Aerial view of Venice, where the Republic of Benin will stage its first Venice Biennale pavilion in 2024 Photo by Kasa Fue, via Wikimedia Commons
The Republic of Benin will have a national pavilion at the Venice Biennale for the first time ever next year, joining the small but growing presence of African nations at the world’s longest-running contemporary art exhibition. Azu Nwagbogu, founder and director of the Lagos-based non-profit African Artists’ Foundation (AAF), will curate the inaugural display, according to the announcement on Monday (13 March) by the government of the West African country.
Born in Lagos, Nwagbogu is known for his critical advocacy of African art, particularly photography, and his work to reimagine museums to better serve their localities. After founding AAF in 2007, a non-profit that supports contemporary artists and arts programming in Africa, he helped launch the LagosPhoto photography festival in 2010. In 2018 and 2019, he served as director of the Zeitz Museum of Contemporary Art Africa in Cape Town, where he co-organized exhibitions including a major show on Zimbabwean contemporary painters. He was appointed to lead the organisation of Benin’s pavilion at the Venice Biennale by a joint selection committee made up of members of the National Gallery of Benin as well as the minister of tourism, culture and arts, and headed by the country’s president, Patrice Talon.
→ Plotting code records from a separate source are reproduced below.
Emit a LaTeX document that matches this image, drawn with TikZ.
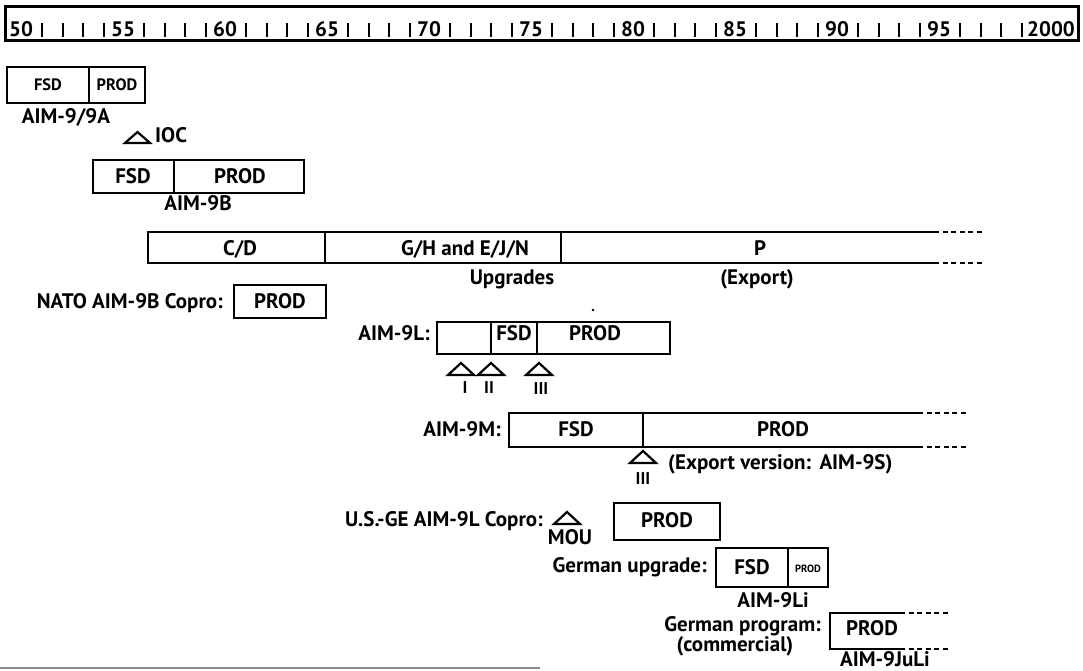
\documentclass[tikz,border=0pt]{standalone}
\usepackage{fontspec}
\setmainfont{PT Sans}
\begin{document}
\begin{tikzpicture}[x=1pt,y=-1pt,
  lab/.style={font=\fontsize{21}{22}\selectfont\bfseries, inner sep=0pt, anchor=base},
  smalllab/.style={lab, font=\fontsize{16.5}{18}\selectfont\bfseries},
  numlab/.style={lab, font=\fontsize{17}{18}\selectfont\bfseries},
  tinylab/.style={lab, font=\fontsize{10.5}{11}\selectfont\bfseries},
  bar/.style={line width=1.7pt},
  dsh/.style={line width=1.7pt, dash pattern=on 5pt off 3.5pt},
  tri/.style={line width=2.2pt, line join=miter},
  rule/.style={line width=3pt},
  tick/.style={line width=2pt},
]
\useasboundingbox (0,0) rectangle (1083,671);
% ---- ruler ----
\draw[rule] (5,7) rectangle (1078,41);
\foreach \yr/\t in {50/50,55/55,60/60,65/65,70/70,75/75,80/80,85/85,90/90,95/95}
  \node[lab] (r\yr) at ({21+20.4*(\yr-50)},37) {\t};
\node[lab, anchor=base east] (r100) at (1075,37) {2000};
\foreach \yr in {51,...,99}{
  \pgfmathtruncatemacro{\m}{mod(\yr,5)}
  \ifnum\m=0\else
    \draw[tick] ({22+20.4*(\yr-50)},23) -- ({22+20.4*(\yr-50)},37);
  \fi
}
% ---- AIM-9/9A ----
\draw[bar] (7,67) rectangle (145,103);
\draw[bar] (89,67) -- (89,103);
\node[smalllab] (a9fsd) at (48,91) {FSD};
\node[smalllab] (a9prod) at (117,91) {PROD};
\node[lab] (a9lab) at (66,124) {AIM-9/9A};
\draw[tri] (125,143) -- (137.5,132) -- (150,143) -- cycle;
\node[lab, anchor=base west] (ioc) at (155,143) {IOC};
% ---- AIM-9B ----
\draw[bar] (93,160) rectangle (304,193);
\draw[bar] (174,160) -- (174,193);
\node[lab] (bfsd) at (133,183) {FSD};
\node[lab] (bprod) at (240,183) {PROD};
\node[lab] (blab) at (198,210) {AIM-9B};
% ---- C/D, G/H, P ----
\draw[bar] (934,232) -- (148,232) -- (148,263) -- (934,263);
\draw[bar] (325,232) -- (325,263);
\draw[bar] (561,232) -- (561,263);
\draw[dsh] (934,232) -- (983,232);
\draw[dsh] (934,263) -- (983,263);
\node[lab] (cd) at (240,255) {C/D};
\node[lab] (gh) at (465,255) {G/H and E/J/N};
\node[lab] (p) at (760,255) {P};
\node[lab] (upg) at (512,284) {Upgrades};
\node[lab] (exp) at (757,284) {(Export)};
% ---- NATO ----
\node[lab, anchor=base east] (nato) at (223,308) {NATO AIM-9B Copro:};
\draw[bar] (234,285) rectangle (326,318);
\node[lab] (natoprod) at (280,308) {PROD};
% ---- AIM-9L ----
\node[lab, anchor=base east] (lname) at (430,340) {AIM-9L:};
\draw[bar] (437,322) rectangle (670,354);
\draw[bar] (491,322) -- (491,354);
\draw[bar] (537,322) -- (537,354);
\node[lab] (lfsd) at (514,340) {FSD};
\node[lab] (lprod) at (595,340) {PROD};
\fill (593,310) circle (1.4);
\foreach \cx in {461,491,539}
  \draw[tri] (\cx-13,375) -- (\cx,363) -- (\cx+13,375) -- cycle;
\node[numlab] (mi) at (465,393) {I};
\node[numlab] (mii) at (489,393) {II};
\node[numlab] (miii) at (541,394) {III};
% ---- AIM-9M ----
\node[lab, anchor=base east] (mname) at (501,436) {AIM-9M:};
\draw[bar] (918,413) -- (509,413) -- (509,447) -- (918,447);
\draw[bar] (643,413) -- (643,447);
\draw[dsh] (918,413) -- (968,413);
\draw[dsh] (918,447) -- (968,447);
\node[lab] (mfsd) at (576,436) {FSD};
\node[lab] (mprod) at (783,436) {PROD};
\draw[tri] (630,463) -- (643,451) -- (656,463) -- cycle;
\node[numlab] (m3) at (643,484) {III};
\node[lab, anchor=base west] (mexp) at (668,469) {(Export version:\hspace{0.4em}AIM-9S)};
% ---- U.S.-GE ----
\node[lab, anchor=base east] (usge) at (543,526) {U.S.-GE AIM-9L Copro:};
\draw[tri] (554,524) -- (567,512) -- (580,524) -- cycle;
\node[lab] (mou) at (570,544) {MOU};
\draw[bar] (614,503) rectangle (720,540);
\node[lab] (usprod) at (667,527) {PROD};
% ---- German upgrade ----
\node[lab, anchor=base east] (gu) at (707,572) {German upgrade:};
\draw[bar] (716,548) rectangle (828,587);
\draw[bar] (788,548) -- (788,587);
\node[lab] (gufsd) at (752,574) {FSD};
\node[tinylab] (guprod) at (808,572) {PROD};
\node[lab] (li) at (773,607) {AIM-9Li};
% ---- German program ----
\node[lab, anchor=base east] (gp) at (821,631) {German program:};
\node[lab] (gpc) at (735,651) {(commercial)};
\draw[bar] (900,613) -- (830,613) -- (830,649) -- (900,649);
\draw[dsh] (900,613) -- (948,613);
\draw[dsh] (900,649) -- (948,649);
\node[lab] (gpprod) at (872,635) {PROD};
\node[lab] (juli) at (885,666) {AIM-9JuLi};
% ---- scan edge ----
\draw[black!45, line width=1.5pt] (0,668) -- (540,668);
\end{tikzpicture}
\end{document}
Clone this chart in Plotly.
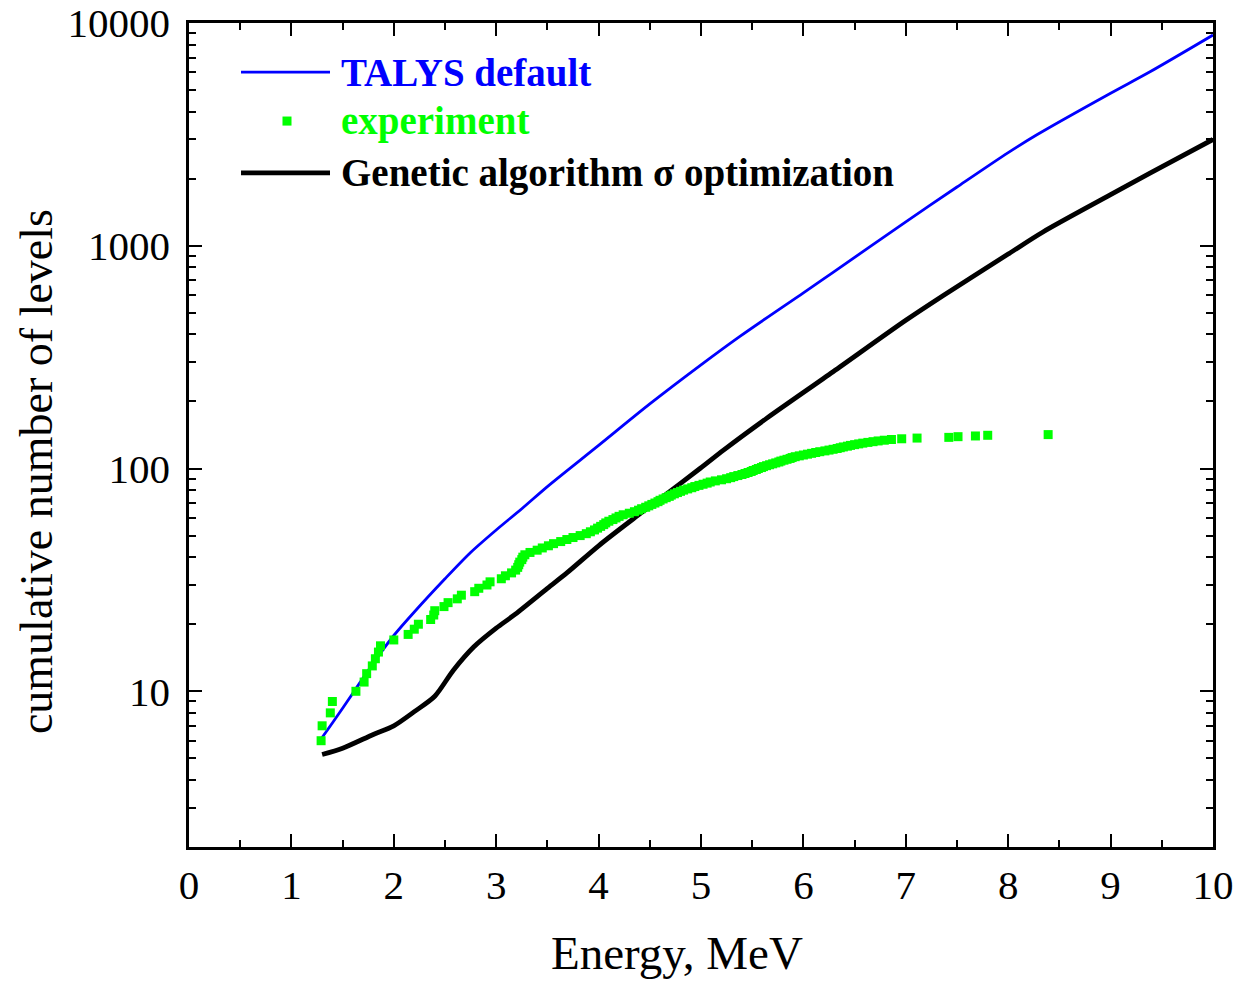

“We are delighted to have Azu Nwagbogu as the curator of the Bénin National Pavilion,” Talon said in a statement. “His unique background, vision and expertise in the field of art curation makes him the perfect candidate to showcase Bénin’s cultural heritage and contemporary art to the world.”
Curator Azu Nwagbogu, who will organise Benin's first presentation at the Venice Biennale, in 2024 Courtesy Azu Nwagbogu
The country’s participation in the Biennial is part of the government’s broader policy aims to engage in greater cultural diplomacy. Talon has made the restitution of looted art from Benin a priority since his 2016 election, and in 2021 his government signed an agreement with France to receive 26 treasures stolen by the French military more than a century ago. In 2022, Talon’s office organised a highly popular travelling exhibition that put those objects on view alongside works by contemporary Beninise artists. Titled Benin Art from Yesterday to Today, from Restitution to Revelation, the show debuted at the presidential palace in Cotonou, where it drew crowds, and is on view at the Mohamed VI Museum of Modern and Contemporary Art in Rabat, Morocco, through May.
Nwagbogu has also been outspoken about restitution and repatriation, speaking about the topics at various panels and making it the theme of an issue of Art Africa that he guest-edited in 2020. In 2017, he also participated in a forum held during the Venice Biennale about the underrepresentation of African nations at the international art exhibition. That year, only seven African countries presented national pavilions. The number has slowly been increasing, with Ghana and Madagascar making their debuts in 2019, and Cameroon and Namibia unveiling inaugural pavilions in 2022.
Benin’s first pavilion will be commissioned by José Pliya, a playwright who serves as the general director of La Galerie Nationale du Bénin. The curatorial team will also include the gallery’s curator Yassine Lassissi, who helped organise the contemporary section of Benin Art from Yesterday, and the architect Franck Houndégla.